For teachers, that would mean percentage increases of 2-1-1-1 over the next four years, and percentage increases of 2-1 for State Police and school service personnel, said Jared Hunt, communications director for the House of Delegates.
Raises for all other state employees who don't have their salaries set under state code would be addressed in the budget bill, said Jared Hunt, communications director in the House of Delegates, Hunt said.
An amendment that called for three-year, 3 percent annual raises for teachers and school service personnel failed in the House on Monday.
Meanwhile, the Senate on Feb. 2 passed a bill that would provide 1 percent raises for teachers for five years and give a 1 percent pay raise for West Virginia State Police (uniformed and administrative) and school service personnel for two years.
On Tuesday during emotional debate on the House floor, multiple delegates said they didn’t think the pay raise is enough, and they would reluctantly vote for it.
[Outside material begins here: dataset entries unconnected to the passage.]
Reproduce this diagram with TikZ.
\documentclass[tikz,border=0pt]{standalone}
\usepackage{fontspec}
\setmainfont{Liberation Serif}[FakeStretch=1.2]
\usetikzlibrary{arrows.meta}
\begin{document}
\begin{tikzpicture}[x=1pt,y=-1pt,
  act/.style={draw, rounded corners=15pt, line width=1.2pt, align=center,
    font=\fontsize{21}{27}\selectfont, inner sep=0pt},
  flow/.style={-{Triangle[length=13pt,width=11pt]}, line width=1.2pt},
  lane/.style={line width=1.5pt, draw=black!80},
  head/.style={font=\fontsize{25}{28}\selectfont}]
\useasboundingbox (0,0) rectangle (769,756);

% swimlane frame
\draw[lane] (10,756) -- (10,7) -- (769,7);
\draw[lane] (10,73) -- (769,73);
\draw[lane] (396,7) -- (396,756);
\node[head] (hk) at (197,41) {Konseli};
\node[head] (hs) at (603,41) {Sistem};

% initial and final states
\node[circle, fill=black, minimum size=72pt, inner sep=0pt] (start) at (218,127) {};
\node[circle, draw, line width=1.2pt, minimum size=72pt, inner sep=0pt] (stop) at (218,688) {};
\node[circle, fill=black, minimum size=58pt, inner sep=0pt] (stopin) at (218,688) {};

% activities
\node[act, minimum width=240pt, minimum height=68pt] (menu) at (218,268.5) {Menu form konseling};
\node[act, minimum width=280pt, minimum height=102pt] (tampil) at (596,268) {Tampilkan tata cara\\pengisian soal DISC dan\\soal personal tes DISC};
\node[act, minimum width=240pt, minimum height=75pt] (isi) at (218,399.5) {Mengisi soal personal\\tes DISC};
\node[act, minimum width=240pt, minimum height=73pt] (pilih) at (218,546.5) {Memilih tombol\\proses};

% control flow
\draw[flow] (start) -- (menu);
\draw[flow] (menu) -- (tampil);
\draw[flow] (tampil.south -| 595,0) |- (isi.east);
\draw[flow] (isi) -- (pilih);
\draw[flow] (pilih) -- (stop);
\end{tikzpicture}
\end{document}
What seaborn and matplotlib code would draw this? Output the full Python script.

Some said it was the best thing to do, considering current finances. Others said lawmakers were just kicking the can down the road and were not solving anything.
“I don’t think it’s the best we can do,” Del. Mike Pushkin, D-Kanawha, said. “I don’t think it’s enough to avert a teacher strike.”
Del. Eric Nelson, R-Kanawha, chairman of the House Finance Committee, said he truly wished that lawmakers could do more, but given the financial restraints, it was the “prudent” thing to do.
One lawmaker, Del. Robert Thompson-D-Wayne, called the bill “something else.”
“I feel ashamed we can’t do more than this,” Thompson said.